> Task instructions: Copy all of the material exactly. Pictures are not to appear in the copy.

> Given data:
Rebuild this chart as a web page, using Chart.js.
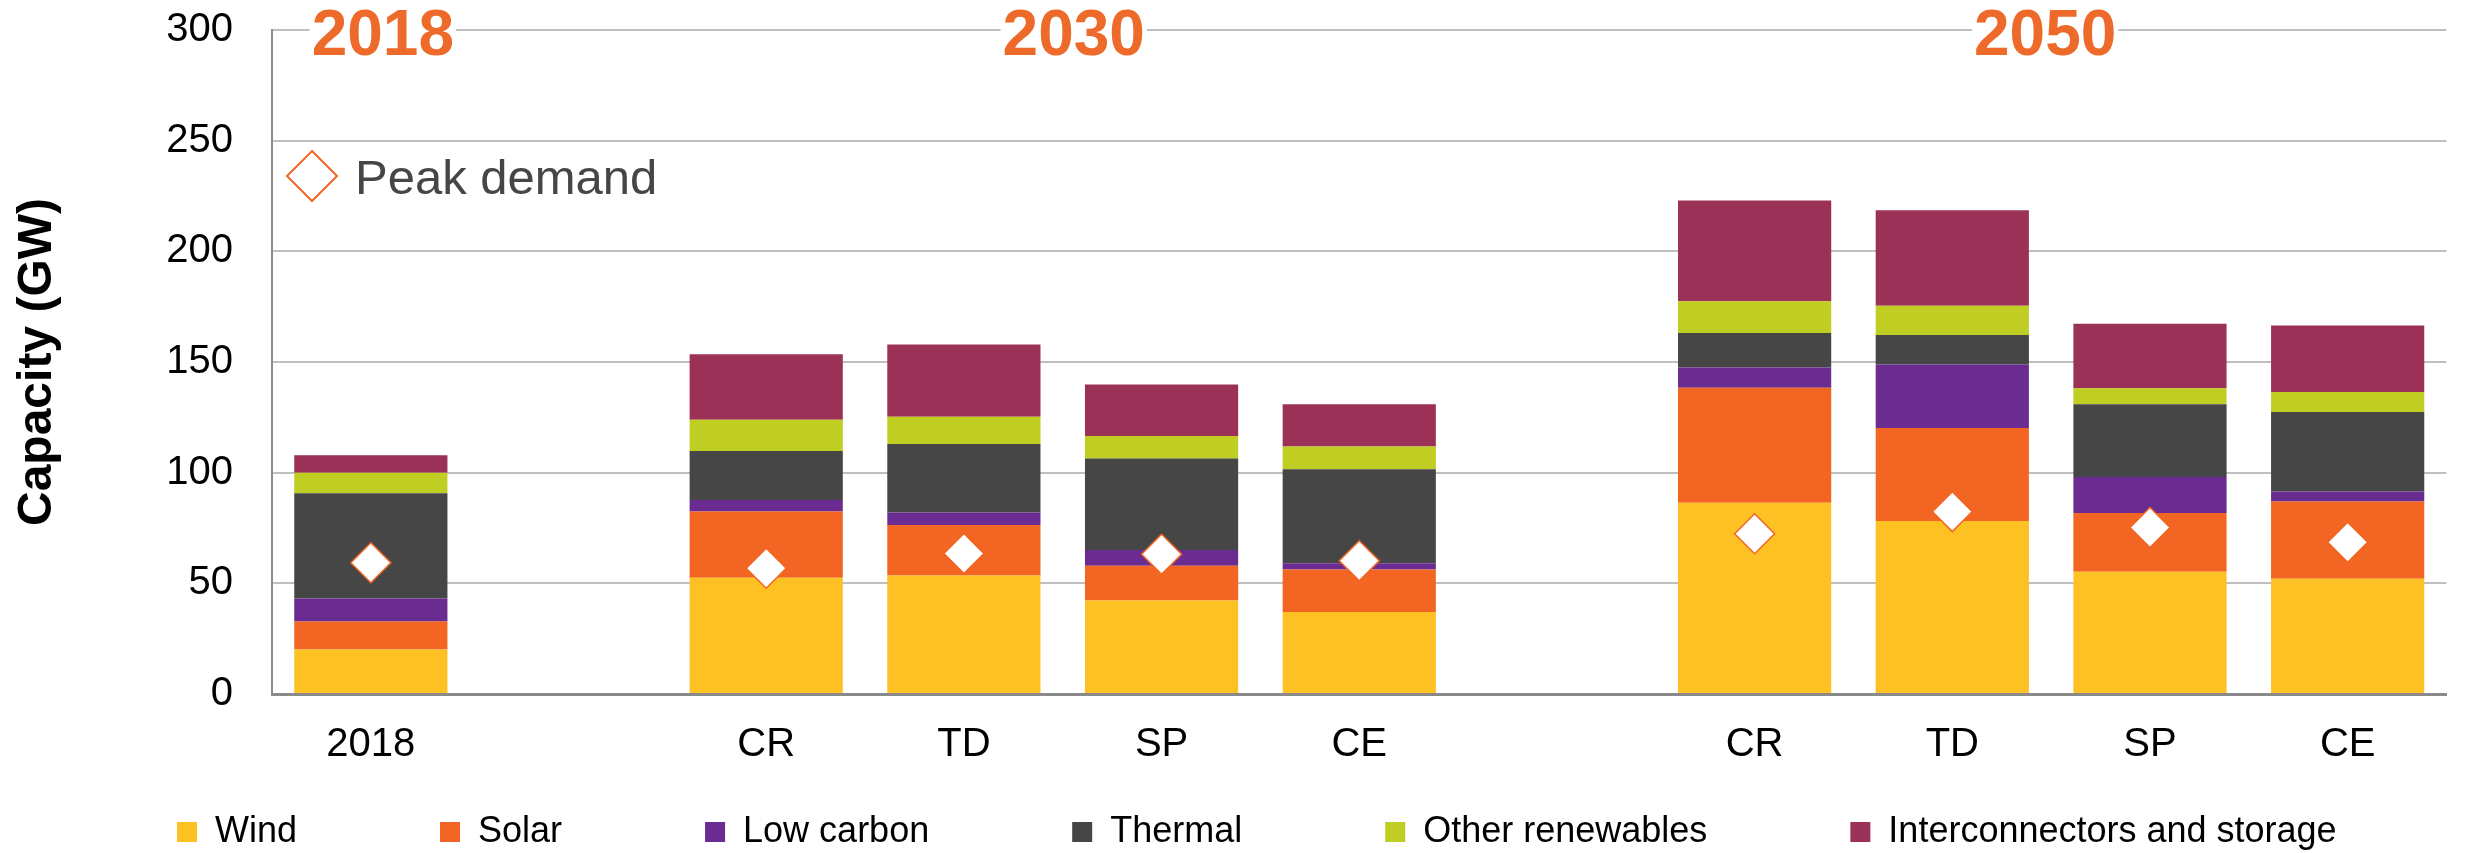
<!DOCTYPE html>
<html>
<head>
<meta charset="utf-8">
<script src="https://cdn.jsdelivr.net/npm/chart.js@4/dist/chart.umd.min.js"></script>
<style>
  html, body { margin: 0; padding: 0; background: #ffffff; }
  #wrap { width: 2468px; height: 853px; position: relative; }
</style>
</head>
<body>
<div id="wrap"><canvas id="c" width="2468" height="853"></canvas></div>
<script>
// ---- Data ----
const categories = ['2018', '', 'CR', 'TD', 'SP', 'CE', '', 'CR', 'TD', 'SP', 'CE'];
const wind       = [20.1, null, 52.5, 53.5, 42.3, 37.1, null, 86.4, 78.2, 55.2, 52.1];
const solar      = [12.7, null, 29.9, 22.8, 15.6, 19.1, null, 52.0, 42.0, 26.6, 34.9];
const lowCarbon  = [10.4, null,  5.2,  5.7,  7.2,  2.9, null,  9.1, 28.7, 16.2,  4.5];
const thermal    = [47.5, null, 22.2, 30.9, 41.3, 42.4, null, 15.6, 13.3, 32.9, 35.9];
const otherRen   = [ 9.3, null, 14.1, 12.4, 10.2, 10.3, null, 14.4, 13.2,  7.2,  9.1];
const interconn  = [ 7.9, null, 29.6, 32.6, 23.2, 19.1, null, 45.5, 43.2, 29.2, 30.0];
const peakDemand = [59.3, null, 56.8, 63.5, 63.1, 60.2, null, 72.4, 82.4, 75.2, 68.6];
const yTicks     = [0, 50, 100, 150, 200, 250, 300];
const groupTitles = ['2018', '2030', '2050'];

const FONT = "'Liberation Sans', Arial, Helvetica, sans-serif";
const ORANGE_TITLE = '#EE6A2A';
const DIAMOND_EDGE = '#F26522';

// Annotation plugin: group years, peak demand key, legend placement
const annotations = {
  id: 'annotations',
  afterLayout(chart) {
    const lg = chart.legend;
    if (!lg) return;
    const p = lg.options.labels.padding;
    lg.left = 177 - p;
    lg.right = chart.width + 600;
    lg.top = 814 - p;
    lg.bottom = chart.height;
  },
  afterDraw(chart) {
    const {ctx, chartArea, scales: {x, y}} = chart;
    ctx.save();
    // Group titles
    const groups = [
      (x.getPixelForValue(0)) + 12,
      (x.getPixelForValue(2) + x.getPixelForValue(5)) / 2 + 11,
      (x.getPixelForValue(7) + x.getPixelForValue(10)) / 2 - 6
    ];
    ctx.font = 'bold 64px ' + FONT;
    ctx.textAlign = 'center';
    ctx.textBaseline = 'alphabetic';
    const topY = y.getPixelForValue(300);
    groupTitles.forEach((t, i) => {
      const w = ctx.measureText(t).width;
      ctx.fillStyle = '#ffffff';
      ctx.fillRect(groups[i] - w / 2 - 2, topY - 6, w + 4, 12);
      ctx.fillStyle = ORANGE_TITLE;
      ctx.fillText(t, groups[i], topY + 25);
    });
    // Peak demand key
    const kx = chartArea.left + 40;
    const ky = y.getPixelForValue(234);
    const r = 25;
    ctx.beginPath();
    ctx.moveTo(kx, ky - r);
    ctx.lineTo(kx + r, ky);
    ctx.lineTo(kx, ky + r);
    ctx.lineTo(kx - r, ky);
    ctx.closePath();
    ctx.fillStyle = '#ffffff';
    ctx.fill();
    ctx.lineWidth = 2;
    ctx.strokeStyle = DIAMOND_EDGE;
    ctx.stroke();
    ctx.font = '49px ' + FONT;
    ctx.textAlign = 'left';
    ctx.fillStyle = '#464646';
    ctx.fillText('Peak demand', kx + 43, ky + 18);
    ctx.restore();
  }
};

function barSet(label, data, color) {
  return {
    type: 'bar',
    label: label,
    data: data,
    backgroundColor: color,
    borderWidth: 0,
    stack: 'cap',
    order: 1,
    barPercentage: 0.775,
    categoryPercentage: 1.0
  };
}

new Chart(document.getElementById('c'), {
  type: 'bar',
  data: {
    labels: categories,
    datasets: [
      barSet('Wind', wind, '#FDC123'),
      barSet('Solar', solar, '#F26522'),
      barSet('Low carbon', lowCarbon, '#6A2C91'),
      barSet('Thermal', thermal, '#464646'),
      barSet('Other renewables', otherRen, '#C0CD22'),
      barSet('Interconnectors and storage', interconn, '#9B3157'),
      {
        type: 'line',
        label: 'Peak demand',
        data: peakDemand,
        showLine: false,
        stack: 'pd',
        order: 0,
        pointStyle: 'rectRot',
        pointRadius: 20,
        pointHoverRadius: 20,
        pointBackgroundColor: '#ffffff',
        pointBorderColor: DIAMOND_EDGE,
        pointBorderWidth: 1.5
      }
    ]
  },
  options: {
    responsive: false,
    animation: false,
    devicePixelRatio: 1,
    layout: { padding: { left: 0, right: 10, top: 30, bottom: 0 } },
    font: { family: FONT },
    plugins: {
      tooltip: { enabled: false },
      legend: {
        position: 'bottom',
        align: 'start',
        maxHeight: 60,
        labels: {
          filter: (item) => item.text !== 'Peak demand',
          boxWidth: 20,
          boxHeight: 20,
          padding: 143,
          color: '#000000',
          font: { family: FONT, size: 36 }
        }
      }
    },
    scales: {
      x: {
        stacked: true,
        offset: true,
        grid: { display: false, drawTicks: false },
        border: { display: true, color: '#8A8A8A', width: 3 },
        ticks: {
          color: '#000000',
          font: { family: FONT, size: 40 },
          padding: 27,
          maxRotation: 0,
          autoSkip: false
        },
        afterFit: (s) => { s.height = 99; }
      },
      y: {
        stacked: true,
        min: 0,
        max: 300,
        afterBuildTicks: (s) => { s.ticks = yTicks.map(v => ({ value: v })); },
        grid: { color: '#BFBFBF', lineWidth: 2, drawTicks: true, tickLength: 36, tickColor: 'rgba(0,0,0,0)' },
        border: { display: true, color: '#8C8C8C', width: 2 },
        ticks: {
          color: '#000000',
          font: { family: FONT, size: 40 },
          padding: 3
        },
        title: {
          display: true,
          text: 'Capacity (GW)',
          color: '#000000',
          font: { family: FONT, size: 48, weight: 'bold' },
          padding: { top: 9, bottom: 0 }
        },
        afterFit: (s) => { s.width = 272; }
      }
    }
  },
  plugins: [annotations]
});
</script>
</body>
</html>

> Task answer:
Rebuild this chart as a web page, using Chart.js.
<!DOCTYPE html>
<html>
<head>
<meta charset="utf-8">
<script src="https://cdn.jsdelivr.net/npm/chart.js@4/dist/chart.umd.min.js"></script>
<style>
  html, body { margin: 0; padding: 0; background: #ffffff; }
  #wrap { width: 2468px; height: 853px; position: relative; }
</style>
</head>
<body>
<div id="wrap"><canvas id="c" width="2468" height="853"></canvas></div>
<script>
// ---- Data ----
const categories = ['2018', '', 'CR', 'TD', 'SP', 'CE', '', 'CR', 'TD', 'SP', 'CE'];
const wind       = [20.1, null, 52.5, 53.5, 42.3, 37.1, null, 86.4, 78.2, 55.2, 52.1];
const solar      = [12.7, null, 29.9, 22.8, 15.6, 19.1, null, 52.0, 42.0, 26.6, 34.9];
const lowCarbon  = [10.4, null,  5.2,  5.7,  7.2,  2.9, null,  9.1, 28.7, 16.2,  4.5];
const thermal    = [47.5, null, 22.2, 30.9, 41.3, 42.4, null, 15.6, 13.3, 32.9, 35.9];
const otherRen   = [ 9.3, null, 14.1, 12.4, 10.2, 10.3, null, 14.4, 13.2,  7.2,  9.1];
const interconn  = [ 7.9, null, 29.6, 32.6, 23.2, 19.1, null, 45.5, 43.2, 29.2, 30.0];
const peakDemand = [59.3, null, 56.8, 63.5, 63.1, 60.2, null, 72.4, 82.4, 75.2, 68.6];
const yTicks     = [0, 50, 100, 150, 200, 250, 300];
const groupTitles = ['2018', '2030', '2050'];

const FONT = "'Liberation Sans', Arial, Helvetica, sans-serif";
const ORANGE_TITLE = '#EE6A2A';
const DIAMOND_EDGE = '#F26522';

// Annotation plugin: group years, peak demand key, legend placement
const annotations = {
  id: 'annotations',
  afterLayout(chart) {
    const lg = chart.legend;
    if (!lg) return;
    const p = lg.options.labels.padding;
    lg.left = 177 - p;
    lg.right = chart.width + 600;
    lg.top = 814 - p;
    lg.bottom = chart.height;
  },
  afterDraw(chart) {
    const {ctx, chartArea, scales: {x, y}} = chart;
    ctx.save();
    // Group titles
    const groups = [
      (x.getPixelForValue(0)) + 12,
      (x.getPixelForValue(2) + x.getPixelForValue(5)) / 2 + 11,
      (x.getPixelForValue(7) + x.getPixelForValue(10)) / 2 - 6
    ];
    ctx.font = 'bold 64px ' + FONT;
    ctx.textAlign = 'center';
    ctx.textBaseline = 'alphabetic';
    const topY = y.getPixelForValue(300);
    groupTitles.forEach((t, i) => {
      const w = ctx.measureText(t).width;
      ctx.fillStyle = '#ffffff';
      ctx.fillRect(groups[i] - w / 2 - 2, topY - 6, w + 4, 12);
      ctx.fillStyle = ORANGE_TITLE;
      ctx.fillText(t, groups[i], topY + 25);
    });
    // Peak demand key
    const kx = chartArea.left + 40;
    const ky = y.getPixelForValue(234);
    const r = 25;
    ctx.beginPath();
    ctx.moveTo(kx, ky - r);
    ctx.lineTo(kx + r, ky);
    ctx.lineTo(kx, ky + r);
    ctx.lineTo(kx - r, ky);
    ctx.closePath();
    ctx.fillStyle = '#ffffff';
    ctx.fill();
    ctx.lineWidth = 2;
    ctx.strokeStyle = DIAMOND_EDGE;
    ctx.stroke();
    ctx.font = '49px ' + FONT;
    ctx.textAlign = 'left';
    ctx.fillStyle = '#464646';
    ctx.fillText('Peak demand', kx + 43, ky + 18);
    ctx.restore();
  }
};

function barSet(label, data, color) {
  return {
    type: 'bar',
    label: label,
    data: data,
    backgroundColor: color,
    borderWidth: 0,
    stack: 'cap',
    order: 1,
    barPercentage: 0.775,
    categoryPercentage: 1.0
  };
}

new Chart(document.getElementById('c'), {
  type: 'bar',
  data: {
    labels: categories,
    datasets: [
      barSet('Wind', wind, '#FDC123'),
      barSet('Solar', solar, '#F26522'),
      barSet('Low carbon', lowCarbon, '#6A2C91'),
      barSet('Thermal', thermal, '#464646'),
      barSet('Other renewables', otherRen, '#C0CD22'),
      barSet('Interconnectors and storage', interconn, '#9B3157'),
      {
        type: 'line',
        label: 'Peak demand',
        data: peakDemand,
        showLine: false,
        stack: 'pd',
        order: 0,
        pointStyle: 'rectRot',
        pointRadius: 20,
        pointHoverRadius: 20,
        pointBackgroundColor: '#ffffff',
        pointBorderColor: DIAMOND_EDGE,
        pointBorderWidth: 1.5
      }
    ]
  },
  options: {
    responsive: false,
    animation: false,
    devicePixelRatio: 1,
    layout: { padding: { left: 0, right: 10, top: 30, bottom: 0 } },
    font: { family: FONT },
    plugins: {
      tooltip: { enabled: false },
      legend: {
        position: 'bottom',
        align: 'start',
        maxHeight: 60,
        labels: {
          filter: (item) => item.text !== 'Peak demand',
          boxWidth: 20,
          boxHeight: 20,
          padding: 143,
          color: '#000000',
          font: { family: FONT, size: 36 }
        }
      }
    },
    scales: {
      x: {
        stacked: true,
        offset: true,
        grid: { display: false, drawTicks: false },
        border: { display: true, color: '#8A8A8A', width: 3 },
        ticks: {
          color: '#000000',
          font: { family: FONT, size: 40 },
          padding: 27,
          maxRotation: 0,
          autoSkip: false
        },
        afterFit: (s) => { s.height = 99; }
      },
      y: {
        stacked: true,
        min: 0,
        max: 300,
        afterBuildTicks: (s) => { s.ticks = yTicks.map(v => ({ value: v })); },
        grid: { color: '#BFBFBF', lineWidth: 2, drawTicks: true, tickLength: 36, tickColor: 'rgba(0,0,0,0)' },
        border: { display: true, color: '#8C8C8C', width: 2 },
        ticks: {
          color: '#000000',
          font: { family: FONT, size: 40 },
          padding: 3
        },
        title: {
          display: true,
          text: 'Capacity (GW)',
          color: '#000000',
          font: { family: FONT, size: 48, weight: 'bold' },
          padding: { top: 9, bottom: 0 }
        },
        afterFit: (s) => { s.width = 272; }
      }
    }
  },
  plugins: [annotations]
});
</script>
</body>
</html>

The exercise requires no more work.